THE panel included R. Ratnaswami, former member, State Human Rights Commission, Dr. N. Markandan, former Vice-Chancellor of Gandhigram Rural Institute-Deemed University, V. Karuppan, former IAS official, Mythili Sivaraman, All India Democratic Women's Association (AIDWA) national vice-president and D. Ravikumar, president of the People's Union of Civil Liberties. In its public hearings at Thuthukudi on March 16 and 17, 38 witnesses chosen from among 110 persons who had filed affidavits, gave evidence. Henri Tiphagne, Director, People's Watch-Tamil Nadu, who was one of the organisers of the hearing, explained the modalities of the hearing. Expressing happiness at the people's response, Mythili Sivaraman said that such "people's courts" were emerging in many parts of the country.

Among those who deposed were Vijayan's wife, Pechiyammal, Subburaj, who witnessed the raid on the village, the Bishop of the Tuticorin Diocese, Rt. Rev. Peter Fernando, Communist Party of India MLA S. Rajendran, and a leader of the Naidu community, Rangaramanujam. Several women, including Pechiyammal, broke down when they narrated the police torture and said that the police used abusive language while beating them. The Bishop said he was denied entry to the affected part of the village. Later when he visited the village to console the victims, he was horrified by what he saw. Rangaramanujam said that his community desired to live in peace with Dalits and sought an "impartial" inquiry.
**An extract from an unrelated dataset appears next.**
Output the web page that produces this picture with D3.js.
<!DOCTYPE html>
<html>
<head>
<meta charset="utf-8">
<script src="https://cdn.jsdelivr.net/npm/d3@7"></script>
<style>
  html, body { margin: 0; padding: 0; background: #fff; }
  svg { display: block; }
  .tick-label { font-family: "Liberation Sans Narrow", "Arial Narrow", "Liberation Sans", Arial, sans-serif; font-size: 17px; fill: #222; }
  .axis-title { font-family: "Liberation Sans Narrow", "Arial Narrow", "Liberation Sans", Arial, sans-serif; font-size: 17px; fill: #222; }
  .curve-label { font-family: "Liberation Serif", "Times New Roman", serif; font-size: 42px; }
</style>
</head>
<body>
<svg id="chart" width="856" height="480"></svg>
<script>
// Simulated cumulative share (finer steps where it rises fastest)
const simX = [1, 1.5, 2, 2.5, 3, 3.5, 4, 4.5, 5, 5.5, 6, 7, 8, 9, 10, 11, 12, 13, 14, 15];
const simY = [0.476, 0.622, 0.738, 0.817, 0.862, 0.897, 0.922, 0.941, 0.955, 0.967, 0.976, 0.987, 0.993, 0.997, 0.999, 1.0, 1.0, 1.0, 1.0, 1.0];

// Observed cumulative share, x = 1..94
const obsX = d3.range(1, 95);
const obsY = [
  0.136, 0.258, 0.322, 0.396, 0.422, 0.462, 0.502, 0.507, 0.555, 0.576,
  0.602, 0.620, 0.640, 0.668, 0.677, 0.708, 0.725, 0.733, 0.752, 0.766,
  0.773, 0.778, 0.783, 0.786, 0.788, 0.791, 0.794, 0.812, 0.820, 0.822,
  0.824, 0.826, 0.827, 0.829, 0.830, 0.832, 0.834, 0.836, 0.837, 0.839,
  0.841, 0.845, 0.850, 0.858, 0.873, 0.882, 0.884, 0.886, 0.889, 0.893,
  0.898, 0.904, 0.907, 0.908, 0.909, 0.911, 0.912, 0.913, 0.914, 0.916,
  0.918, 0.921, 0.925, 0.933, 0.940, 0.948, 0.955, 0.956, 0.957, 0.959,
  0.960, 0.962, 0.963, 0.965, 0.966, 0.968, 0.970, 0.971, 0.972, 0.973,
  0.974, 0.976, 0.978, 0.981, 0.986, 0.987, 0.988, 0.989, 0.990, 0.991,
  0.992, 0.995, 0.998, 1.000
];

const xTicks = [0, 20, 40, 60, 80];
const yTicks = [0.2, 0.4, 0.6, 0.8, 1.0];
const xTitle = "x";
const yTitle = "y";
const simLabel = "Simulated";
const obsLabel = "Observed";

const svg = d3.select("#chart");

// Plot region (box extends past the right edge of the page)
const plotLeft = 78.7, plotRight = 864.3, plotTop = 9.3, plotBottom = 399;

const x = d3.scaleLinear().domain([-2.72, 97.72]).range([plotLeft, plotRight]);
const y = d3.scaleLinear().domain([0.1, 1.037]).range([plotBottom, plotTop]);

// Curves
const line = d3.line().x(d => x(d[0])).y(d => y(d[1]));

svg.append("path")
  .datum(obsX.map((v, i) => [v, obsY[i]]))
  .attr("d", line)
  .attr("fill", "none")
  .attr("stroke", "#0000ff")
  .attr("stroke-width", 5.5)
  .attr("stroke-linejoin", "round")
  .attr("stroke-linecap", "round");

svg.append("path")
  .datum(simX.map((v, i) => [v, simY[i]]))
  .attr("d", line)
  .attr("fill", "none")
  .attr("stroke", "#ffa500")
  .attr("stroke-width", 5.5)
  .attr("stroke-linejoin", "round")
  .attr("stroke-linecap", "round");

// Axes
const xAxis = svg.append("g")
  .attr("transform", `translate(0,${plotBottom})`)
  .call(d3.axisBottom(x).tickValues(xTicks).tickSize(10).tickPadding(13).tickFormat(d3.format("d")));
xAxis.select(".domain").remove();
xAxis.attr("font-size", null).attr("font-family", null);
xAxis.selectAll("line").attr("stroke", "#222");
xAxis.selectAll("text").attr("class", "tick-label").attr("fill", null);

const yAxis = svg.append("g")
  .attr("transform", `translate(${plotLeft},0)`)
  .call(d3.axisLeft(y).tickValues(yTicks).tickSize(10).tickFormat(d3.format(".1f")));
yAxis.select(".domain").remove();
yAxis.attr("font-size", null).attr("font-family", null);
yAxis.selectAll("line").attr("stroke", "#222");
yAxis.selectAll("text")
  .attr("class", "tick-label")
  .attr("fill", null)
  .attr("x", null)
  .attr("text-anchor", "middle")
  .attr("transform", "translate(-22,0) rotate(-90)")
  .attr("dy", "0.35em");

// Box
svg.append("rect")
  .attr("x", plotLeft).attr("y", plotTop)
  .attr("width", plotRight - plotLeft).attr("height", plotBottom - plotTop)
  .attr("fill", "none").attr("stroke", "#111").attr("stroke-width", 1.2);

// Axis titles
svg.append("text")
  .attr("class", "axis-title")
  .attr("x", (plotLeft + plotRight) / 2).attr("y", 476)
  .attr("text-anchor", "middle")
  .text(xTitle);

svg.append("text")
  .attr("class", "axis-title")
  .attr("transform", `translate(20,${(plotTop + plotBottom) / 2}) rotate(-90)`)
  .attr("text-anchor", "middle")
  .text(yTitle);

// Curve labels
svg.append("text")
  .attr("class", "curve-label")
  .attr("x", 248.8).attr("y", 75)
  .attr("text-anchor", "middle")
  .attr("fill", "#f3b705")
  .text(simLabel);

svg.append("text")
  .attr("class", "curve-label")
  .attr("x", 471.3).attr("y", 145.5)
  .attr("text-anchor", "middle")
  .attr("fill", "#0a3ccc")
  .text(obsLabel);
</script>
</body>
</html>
On March 17, two members of the panel, Markandan and Ravikumar, visited Sankaralingapuram. In its interim prima facie findings, the panel found several charges of human rights violations to be true. The panel wanted "a proper, impartial investigation" into the murder of Murugan. It said that the arrest of a large number of Dalits and the manner in which they were arrested "can never find justification under any human rights law". They arrested men, women and children at random. They mercilessly beat them and tortured them. They indulged in all sorts of violence against Dalits," the panel observed. It pointed out that several women had deposed that they were "almost stripped" of their clothes at the police station and that children were denied food. "Suffice it to say that the police were so brutal in their attack and arrest of these Dalits, men, women and children, that their over-zealousness in their desire to teach a lesson for the Dalits exceeded all limits of decency," the panel said.
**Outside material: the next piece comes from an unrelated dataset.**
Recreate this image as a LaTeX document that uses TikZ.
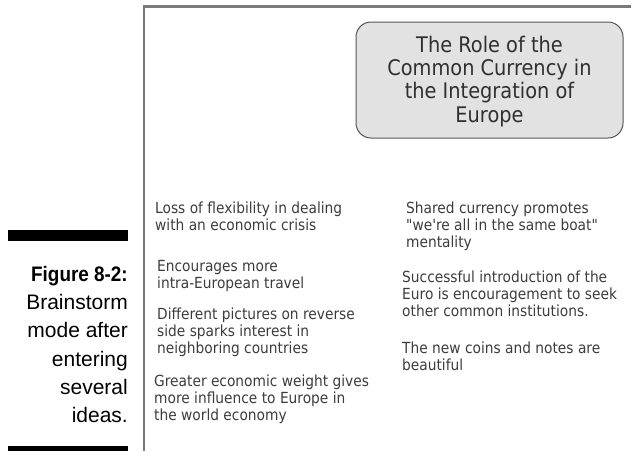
\documentclass[tikz,border=0pt]{standalone}
\usepackage{fontspec}
\setmainfont{Liberation Sans}
\newfontfamily\ideafont[FakeStretch=0.9]{DejaVu Sans}
\newfontfamily\capfont{Liberation Sans}
\newfontfamily\capboldfont[FakeStretch=0.9]{Liberation Sans Bold}
\definecolor{framegray}{HTML}{7A7A7A}
\definecolor{boxfill}{HTML}{E2E2E2}
\definecolor{boxline}{HTML}{555555}
\definecolor{ideacol}{HTML}{3C3C3C}
\definecolor{titlecol}{HTML}{303030}
\tikzset{
  ideatext/.style={anchor=base west, inner sep=0pt, align=left, text=ideacol,
    font=\ideafont\fontsize{15.3}{17}\selectfont},
  titletext/.style={anchor=base, inner sep=0pt, align=center, text=titlecol,
    font=\ideafont\fontsize{21.5}{23.3}\selectfont},
  titlebox/.style={draw=boxline, line width=1pt, fill=boxfill, rounded corners=15pt,
    minimum width=267pt, minimum height=116pt, inner sep=0pt},
  capline/.style={anchor=base east, inner sep=0pt, text=black,
    font=\capfont\fontsize{21}{28}\selectfont},
  capbold/.style={anchor=base east, inner sep=0pt, text=black,
    font=\capboldfont\fontsize{21}{28}\selectfont},
  blackbar/.style={fill=black, draw=none},
  frameline/.style={draw=framegray, line width=2.5pt}
}
\begin{document}
\begin{tikzpicture}[x=1pt,y=-1pt]
\useasboundingbox (0,0) rectangle (632,451);
% frame
\coordinate (ftop) at (631,6.5);
\coordinate (fcorner) at (144,6.5);
\coordinate (fbottom) at (144,451);
\draw[frameline] (ftop) -- (fcorner) -- (fbottom);
% caption bars
\fill[blackbar] (8,230) rectangle (128,241);
\fill[blackbar] (8,446) rectangle (128,451);
% caption
\node[capbold] (cap1) at (128,281) {Figure 8-2:};
\node[capline] (cap2) at (128,309) {Brainstorm};
\node[capline] (cap3) at (128,337) {mode after};
\node[capline] (cap4) at (128,366) {entering};
\node[capline] (cap5) at (128,394) {several};
\node[capline] (cap6) at (128,422) {ideas.};
% title box (anchor base = last line baseline)
\node[titlebox] (tbox) at (489.5,80) {};
\node[titletext] (title) at (489.5,122) {The Role of the\\Common Currency in\\the Integration of\\Europe};
% left ideas (positions are last-line baselines)
\node[ideatext] (i1) at (155,230) {Loss of flexibility in dealing\\with an economic crisis};
\node[ideatext] (i2) at (157,288) {Encourages more\\intra-European travel};
\node[ideatext] (i3) at (157,353) {Different pictures on reverse\\side sparks interest in\\neighboring countries};
\node[ideatext] (i4) at (154,420) {Greater economic weight gives\\more influence to Europe in\\the world economy};
% right ideas
\node[ideatext] (i5) at (406,247) {Shared currency promotes\\"we're all in the same boat"\\mentality};
\node[ideatext] (i6) at (402,316) {Successful introduction of the\\Euro is encouragement to seek\\other common institutions.};
\node[ideatext] (i7) at (402,370) {The new coins and notes are\\beautiful};
\end{tikzpicture}
\end{document}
The panel found that the Dalits had suffered huge losses that warranted payment of adequate compensation. It was shocked to see that although two First Information Reports showed that Dalit houses were attacked by "upper caste" people, the Scheduled Castes and Scheduled Tribes (Prevention of Atrocities) Act had not been invoked. It said that evidence suggested that the police had repeatedly visited the village after the Dalit occupants had fled. The panel, therefore, called for an enquiry by a sitting High Court Judge. The panel observed that the police had behaved in a way that clearly indicated a bias against the Dalits. There was evidence, the panel said, that the police had used abusive language and casteist expressions. "All these police personnel have become liable for prosecution under the S.C./S.T. Act," it said. In view of the large-scale violation of laws relating to women, the panel suggested that the State Commission for Women hold a sitting at Sankaralingapuram. The panel hopes to release its final report within three weeks.